(29 May 2018) – For the next long-term EU budget 2021-2027, the Commission proposes a budget of €373 billion (-4% in constant prices) for the future Cohesion Policy. It will keep 3 categories of regions and give more funds to southern states and less to the central European Visegrad Four countries.
The bulk of European Regional Development Fund and Cohesion Fund investments will go towards innovation, support to small businesses, digital technologies and industrial modernisation. It will also go to the shift towards a low-carbon, circular economy and the fight against climate change, delivering on the Paris Agreement.

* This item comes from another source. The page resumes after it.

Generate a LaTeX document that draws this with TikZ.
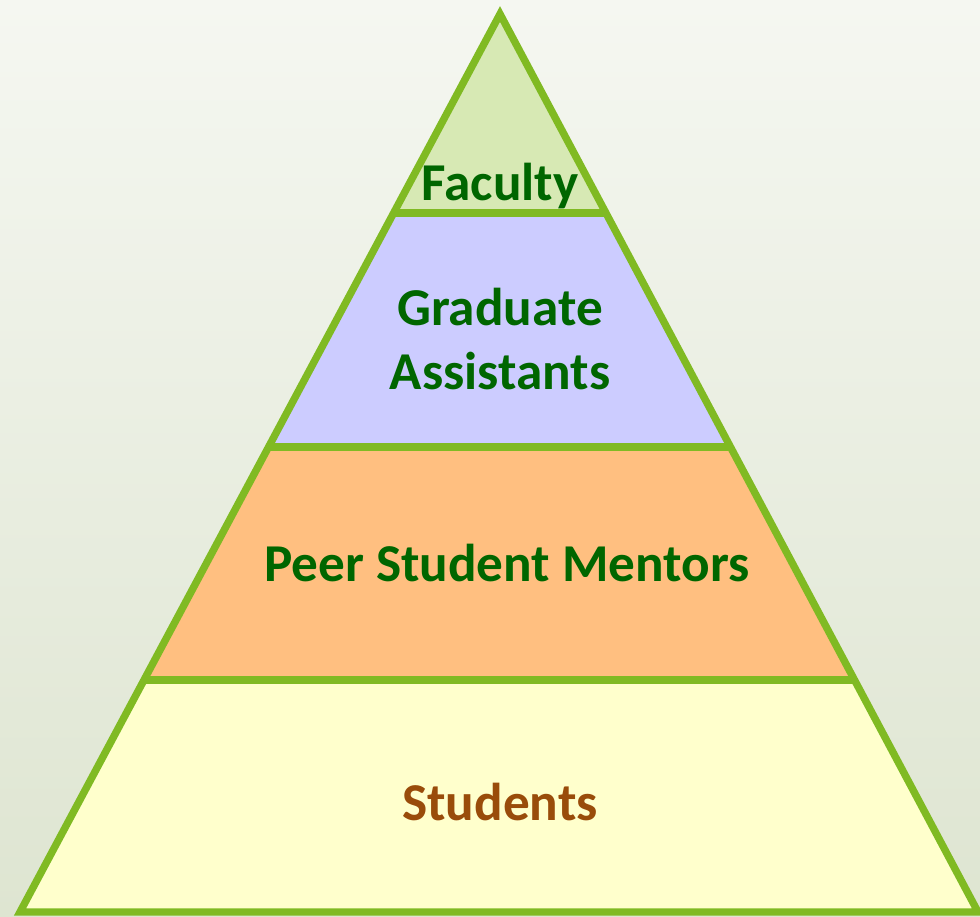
\documentclass[tikz,border=0pt]{standalone}
\usepackage{fontspec}
\setmainfont{Carlito}
\usetikzlibrary{calc}
\usetikzlibrary{positioning}

\definecolor{rim}{RGB}{128,186,35}
\definecolor{facfill}{RGB}{215,233,180}
\definecolor{gradfill}{RGB}{204,204,255}
\definecolor{peerfill}{RGB}{255,191,128}
\definecolor{studfill}{RGB}{255,255,204}
\definecolor{darkgreen}{RGB}{0,102,0}
\definecolor{brownish}{RGB}{153,76,10}
\definecolor{bgtop}{RGB}{245,247,241}
\definecolor{bgbot}{RGB}{222,229,209}

\begin{document}
\begin{tikzpicture}[x=0.02cm,y=-0.02cm]
		\tikzset{tier/.style = {draw=rim, line width=4.2pt, line join=miter},
			tiertext/.style = {font=\fontsize{30.3}{36}\selectfont\bfseries, text=darkgreen, align=center}}
		% background
		\useasboundingbox (0,0) rectangle (980,916);
		\shade[top color=bgtop, bottom color=bgbot] (0,0) rectangle (980,916);
		
		\coordinate (apex) at (500,14);
		\coordinate (bl) at (20,912);
		\coordinate (br) at (978,912);
		% side points of the cuts
		\coordinate (l1) at ($(apex)!0.2216!(bl)$);
		\coordinate (r1) at ($(apex)!0.2216!(br)$);
		\coordinate (l2) at ($(apex)!0.4822!(bl)$);
		\coordinate (r2) at ($(apex)!0.4822!(br)$);
		\coordinate (l3) at ($(apex)!0.7416!(bl)$);
		\coordinate (r3) at ($(apex)!0.7416!(br)$);
		
		\fill[studfill] (l3) -- (r3) -- (br) -- (bl) -- cycle;
		\fill[peerfill] (l2) -- (r2) -- (r3) -- (l3) -- cycle;
		\fill[gradfill] (l1) -- (r1) -- (r2) -- (l2) -- cycle;
		\fill[facfill] (apex) -- (r1) -- (l1) -- cycle;
		
		\draw[tier] (apex) -- (br) -- (bl) -- cycle;
		\draw[tier] (l1) -- (r1);
		\draw[tier] (l2) -- (r2);
		\draw[tier] (l3) -- (r3);
		
		\node[tiertext] (faculty) at (500,186) {Faculty};
		\node[tiertext] (grad) at (500,339) {Graduate\\Assistants};
		\node[tiertext] (peer) at (507,563) {Peer Student Mentors};
		\node[tiertext, text=brownish] (students) at (500,802) {Students};
		
		\end{tikzpicture}
\end{document}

Regions still lagging behind in terms of growth or income – mostly located in the South and East of Europe – will keep benefiting from important EU support. Cohesion Policy will continue investing in all regions, as many of them across Europe – including in richer Member States – struggle to achieve industrial transition, fight unemployment and hold their own in a globalised economy.
Cohesion Policy keeps 3 categories of regions: less-developed, transition and more developed regions. To reduce disparities and help low-income and low-growth regions catch up, GDP per capita remains the predominant criterion for allocating funds. In addition, new criteria aim at better reflecting the reality on the ground – youth unemployment, low education level, climate change and the reception and integration of migrants.
Local, urban and territorial authorities will be more involved in the management of EU funds, while increased co-financing rates will improve ownership of EU-funded projects in regions and cities.